Я испытал благодарность, получив письмо от жюри «Поиска талантов», где говорилось, что Майкл назвал меня как «человека, оказавшего наибольшее влияние на развитие моей научной деятельности». Хотя мой отец не был математиком, именно он в первую очередь вдохновил меня на то, чтобы стать математиком, а мама была тем человеком, кто больше всех поддерживал меня, пока я не осознал свою цель. Я был рад, что мне удалось сыграть похожую роль в жизни моих сыновей. Окончив Гарвард со специализацией в биологии, Майкл поступил в Стэнфордскую медицинскую школу, чтобы стать врачом. Айзек защитил степень PhD в Гарвардской медицинской школе, где он сейчас преподает микробиологию и иммунологию.
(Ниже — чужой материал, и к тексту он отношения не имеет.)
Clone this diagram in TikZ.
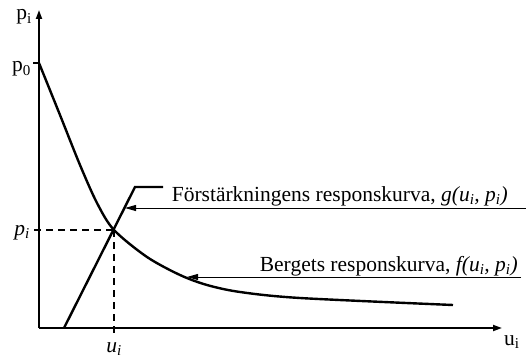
\documentclass[tikz,border=0pt]{standalone}
\usepackage{fontspec}
\setmainfont{Liberation Serif}
\usetikzlibrary{arrows.meta,positioning,calc}
\tikzset{
  axis/.style={line width=1.8pt, -{Triangle[length=9pt,width=6pt]}},
  curve/.style={line width=2.4pt, line join=round},
  guide/.style={line width=1.3pt, dash pattern=on 7pt off 5pt},
  leader/.style={line width=1pt, -{Triangle[length=11pt,width=6pt]}},
  lbl/.style={font=\fontsize{21.5}{23}\selectfont, inner sep=0pt},
  tick/.style={line width=1.6pt}
}

\begin{document}
\begin{tikzpicture}[x=1pt,y=-1pt]
  \useasboundingbox (0,0) rectangle (526,358);

  % axes
  \coordinate (origin) at (39,328);
  \coordinate (ytop) at (39,10);
  \coordinate (xend) at (502,328);
  \draw[axis] (origin) -- (ytop);
  \draw[axis] (origin) -- (xend);
  \node[lbl, anchor=base east] (ylabel) at (32,20) {p\textsubscript{i}};
  \node[lbl, anchor=base west] (xlabel) at (504,345) {u\textsubscript{i}};

  % p0 tick and label
  \coordinate (p0) at (39,63);
  \coordinate (p0tick) at (33,63);
  \draw[tick] (p0tick) -- (p0);
  \node[lbl, anchor=base east] (p0label) at (31,72) {p\textsubscript{0}};

  % equilibrium point
  \coordinate (eq) at (114,230);
  \coordinate (eqy) at (34,230);
  \coordinate (eqx) at (114,337);
  \draw[guide] (eqy) -- (eq);
  \draw[guide] (eq) -- (eqx);
  \node[lbl, anchor=base east] (pilabel) at (30,235) {\itshape p\textsubscript{i}};
  \node[lbl, anchor=base] (uilabel) at (114,352) {\itshape u\textsubscript{i}};

  % rock response curve
  \draw[curve] plot[smooth, tension=0.5] coordinates {(39,63) (60,115) (80,165) (97,203) (eq) (147,257) (180,275) (207,285) (240,292) (300,298) (453,305)};

  % support response curve
  \coordinate (gstart) at (64,328);
  \coordinate (gknee) at (135,187);
  \coordinate (gend) at (163,187);
  \draw[curve, line join=miter] (gstart) -- (gknee) -- (gend);

  % leaders with texts
  \coordinate (gtip) at (125,208);
  \coordinate (gfrom) at (526,208);
  \draw[leader] (gfrom) -- (gtip);
  \node[lbl, anchor=base east] (glabel) at (508,201) {Förstärkningens responskurva, {\itshape g(u\textsubscript{i}, p\textsubscript{i})}};

  \coordinate (ftip) at (187,277);
  \coordinate (ffrom) at (521,277);
  \draw[leader] (ffrom) -- (ftip);
  \node[lbl, anchor=base east] (flabel) at (518,271) {Bergets responskurva, {\itshape f(u\textsubscript{i}, p\textsubscript{i})}};
\end{tikzpicture}
\end{document}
Хотя тезис «чти отца своего» играет громадную роль в китайской культуре, я остро чувствую, что жена моя, долго и успешно работавшая в физике, сыграла не менее, если не более, серьезную роль в обучении наших сыновей и в прививании им интереса к науке. В нашем случае это была поистине командная работа, и мы с Юйюнь были рады, что дети добились таких успехов в американской системе образования.
В то же время мы опасались, что зашли, возможно, слишком далеко, пытаясь обеспечить им стиль жизни, схожий с жизнью их сверстников, в смысле рекреационных возможностей, развлечений и т.п. Процесс «американизации», очевидно, имеет свою цену — наши дети, судя по всему, постепенно переставали сознавать и ценить свое китайское наследие. По инициативе Майкла они начали протестовать против уроков китайского языка. Мы поняли, что необходима стратегия противодействия, которая помогла бы нам переломить эту тревожную тенденцию и заново познакомить мальчиков с их национальными корнями.